**** INFORMATION SUPPLIED

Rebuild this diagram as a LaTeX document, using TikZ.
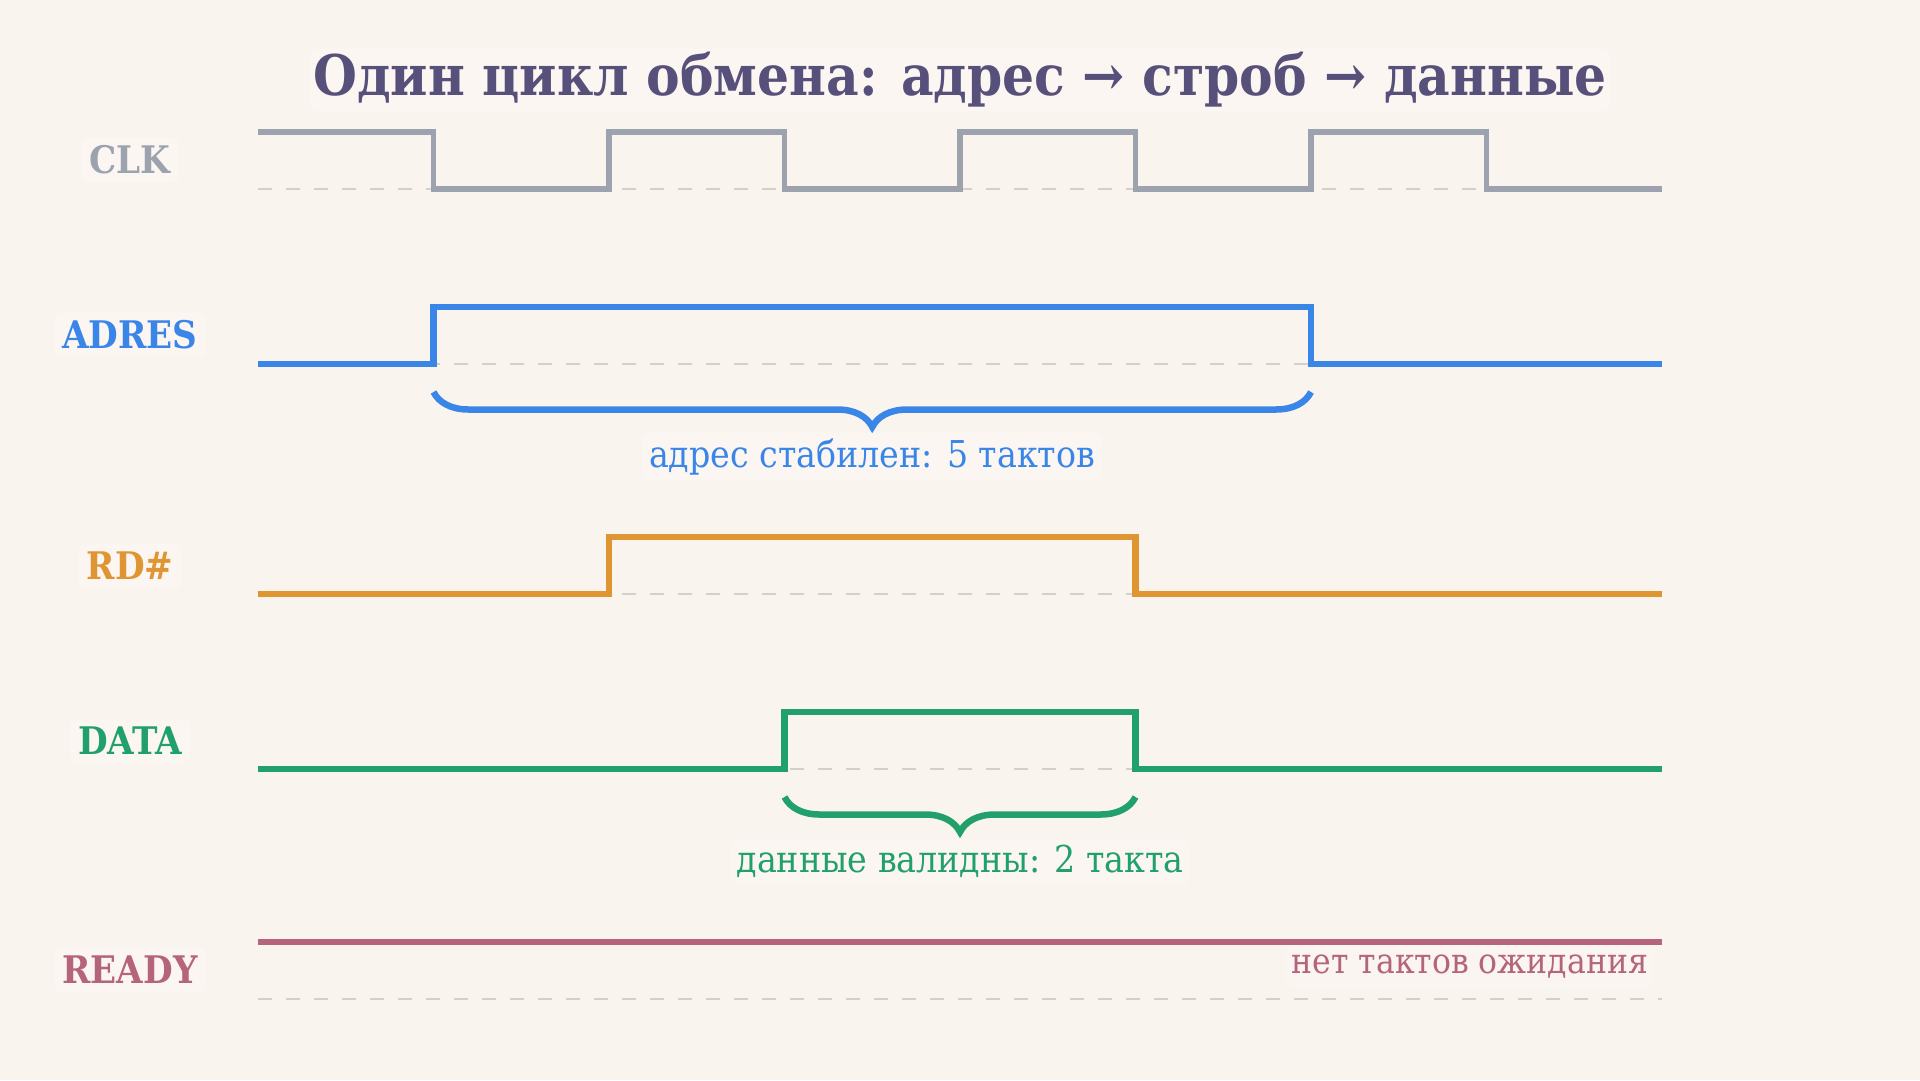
\documentclass[tikz,border=0pt]{standalone}
\usepackage{fontspec}
\setmainfont{DejaVu Serif Condensed}
\usetikzlibrary{positioning,decorations.pathreplacing}
\definecolor{paper}{HTML}{FAF4EE}
\definecolor{labelbg}{HTML}{FBF6F1}
\definecolor{ink}{HTML}{56507A}
\definecolor{clkgray}{HTML}{9CA3AF}
\definecolor{adresblue}{HTML}{3A86E8}
\definecolor{rdorange}{HTML}{E09533}
\definecolor{datagreen}{HTML}{22A06B}
\definecolor{readyred}{HTML}{B5657B}
\definecolor{gridgray}{HTML}{D2CFCD}
\tikzset{
    every node/.style={font=\fontsize{37}{42}\selectfont},
    siglabel/.style={font=\fontsize{38}{44}\selectfont\bfseries, fill=labelbg, rounded corners=6pt, inner sep=8pt},
    note/.style={fill=labelbg, rounded corners=6pt, inner sep=6pt},
    wave/.style={line width=6.5, line join=miter},
    zeroline/.style={gridgray, line width=2, dash pattern=on 14 off 14},
    spanbrace/.style={decorate, decoration={brace, mirror, amplitude=35}, line width=6.5},
}

\begin{document}
\begin{tikzpicture}[x=1pt, y=-1pt]
\path[use as bounding box, fill=paper] (0,0) rectangle (1920,1080);
\node[font=\fontsize{56}{62}\selectfont\bfseries, text=ink, fill=labelbg, rounded corners=8pt] (title) at (960,80) {Один цикл обмена: адрес → строб → данные};
% signal names in the left column
\node[siglabel, text=clkgray] (lclk) at (130,160) {CLK};
\node[siglabel, text=adresblue] (ladres) at (130,335) {ADRES};
\node[siglabel, text=rdorange] (lrd) at (130,566) {RD\#};
\node[siglabel, text=datagreen] (ldata) at (130,741) {DATA};
\node[siglabel, text=readyred] (lready) at (130,970) {READY};
% dashed zero levels under every signal
\draw[zeroline] (258,189) -- (1662,189);
\draw[zeroline] (258,364) -- (1662,364);
\draw[zeroline] (258,594) -- (1662,594);
\draw[zeroline] (258,769) -- (1662,769);
\draw[zeroline] (258,999) -- (1662,999);
% the waveforms
\draw[wave, clkgray, line width=5.5] (258,132) -| (433.5,189) -| (609,132) -| (784.5,189) -| (960,132) -| (1135.5,189) -| (1311,132) -| (1486.5,189) -- (1662,189);
\draw[wave, adresblue] (258,364) -| (433.5,307) -| (1311,364) -- (1662,364);
\draw[wave, rdorange] (258,594) -| (609,537) -| (1135.5,594) -- (1662,594);
\draw[wave, datagreen] (258,769) -| (784.5,712) -| (1135.5,769) -- (1662,769);
\draw[wave, readyred] (258,942) -- (1662,942);
% braces with their notes
\draw[spanbrace, adresblue] (433.5,392) -- (1311,392);
\node[note, text=adresblue] (adresnote) at (872,457) {адрес стабилен: 5 тактов};
\draw[spanbrace, datagreen] (784.5,797) -- (1135.5,797);
\node[note, text=datagreen] (datanote) at (960,861) {данные валидны: 2 такта};
\node[note, text=readyred, font=\fontsize{35}{40}\selectfont, inner ysep=9pt, anchor=east, fill opacity=0.8, text opacity=1] (readynote) at (1654,967) {нет тактов ожидания};
\end{tikzpicture}
\end{document}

********

**WRITTEN INSTRUCTION**
Reproduce all of the material exactly, apart from the pictures.

**TASK SOLUTION**
Rebuild this diagram as a LaTeX document, using TikZ.
\documentclass[tikz,border=0pt]{standalone}
\usepackage{fontspec}
\setmainfont{DejaVu Serif Condensed}
\usetikzlibrary{positioning,decorations.pathreplacing}
\definecolor{paper}{HTML}{FAF4EE}
\definecolor{labelbg}{HTML}{FBF6F1}
\definecolor{ink}{HTML}{56507A}
\definecolor{clkgray}{HTML}{9CA3AF}
\definecolor{adresblue}{HTML}{3A86E8}
\definecolor{rdorange}{HTML}{E09533}
\definecolor{datagreen}{HTML}{22A06B}
\definecolor{readyred}{HTML}{B5657B}
\definecolor{gridgray}{HTML}{D2CFCD}
\tikzset{
    every node/.style={font=\fontsize{37}{42}\selectfont},
    siglabel/.style={font=\fontsize{38}{44}\selectfont\bfseries, fill=labelbg, rounded corners=6pt, inner sep=8pt},
    note/.style={fill=labelbg, rounded corners=6pt, inner sep=6pt},
    wave/.style={line width=6.5, line join=miter},
    zeroline/.style={gridgray, line width=2, dash pattern=on 14 off 14},
    spanbrace/.style={decorate, decoration={brace, mirror, amplitude=35}, line width=6.5},
}

\begin{document}
\begin{tikzpicture}[x=1pt, y=-1pt]
\path[use as bounding box, fill=paper] (0,0) rectangle (1920,1080);
\node[font=\fontsize{56}{62}\selectfont\bfseries, text=ink, fill=labelbg, rounded corners=8pt] (title) at (960,80) {Один цикл обмена: адрес → строб → данные};
% signal names in the left column
\node[siglabel, text=clkgray] (lclk) at (130,160) {CLK};
\node[siglabel, text=adresblue] (ladres) at (130,335) {ADRES};
\node[siglabel, text=rdorange] (lrd) at (130,566) {RD\#};
\node[siglabel, text=datagreen] (ldata) at (130,741) {DATA};
\node[siglabel, text=readyred] (lready) at (130,970) {READY};
% dashed zero levels under every signal
\draw[zeroline] (258,189) -- (1662,189);
\draw[zeroline] (258,364) -- (1662,364);
\draw[zeroline] (258,594) -- (1662,594);
\draw[zeroline] (258,769) -- (1662,769);
\draw[zeroline] (258,999) -- (1662,999);
% the waveforms
\draw[wave, clkgray, line width=5.5] (258,132) -| (433.5,189) -| (609,132) -| (784.5,189) -| (960,132) -| (1135.5,189) -| (1311,132) -| (1486.5,189) -- (1662,189);
\draw[wave, adresblue] (258,364) -| (433.5,307) -| (1311,364) -- (1662,364);
\draw[wave, rdorange] (258,594) -| (609,537) -| (1135.5,594) -- (1662,594);
\draw[wave, datagreen] (258,769) -| (784.5,712) -| (1135.5,769) -- (1662,769);
\draw[wave, readyred] (258,942) -- (1662,942);
% braces with their notes
\draw[spanbrace, adresblue] (433.5,392) -- (1311,392);
\node[note, text=adresblue] (adresnote) at (872,457) {адрес стабилен: 5 тактов};
\draw[spanbrace, datagreen] (784.5,797) -- (1135.5,797);
\node[note, text=datagreen] (datanote) at (960,861) {данные валидны: 2 такта};
\node[note, text=readyred, font=\fontsize{35}{40}\selectfont, inner ysep=9pt, anchor=east, fill opacity=0.8, text opacity=1] (readynote) at (1654,967) {нет тактов ожидания};
\end{tikzpicture}
\end{document}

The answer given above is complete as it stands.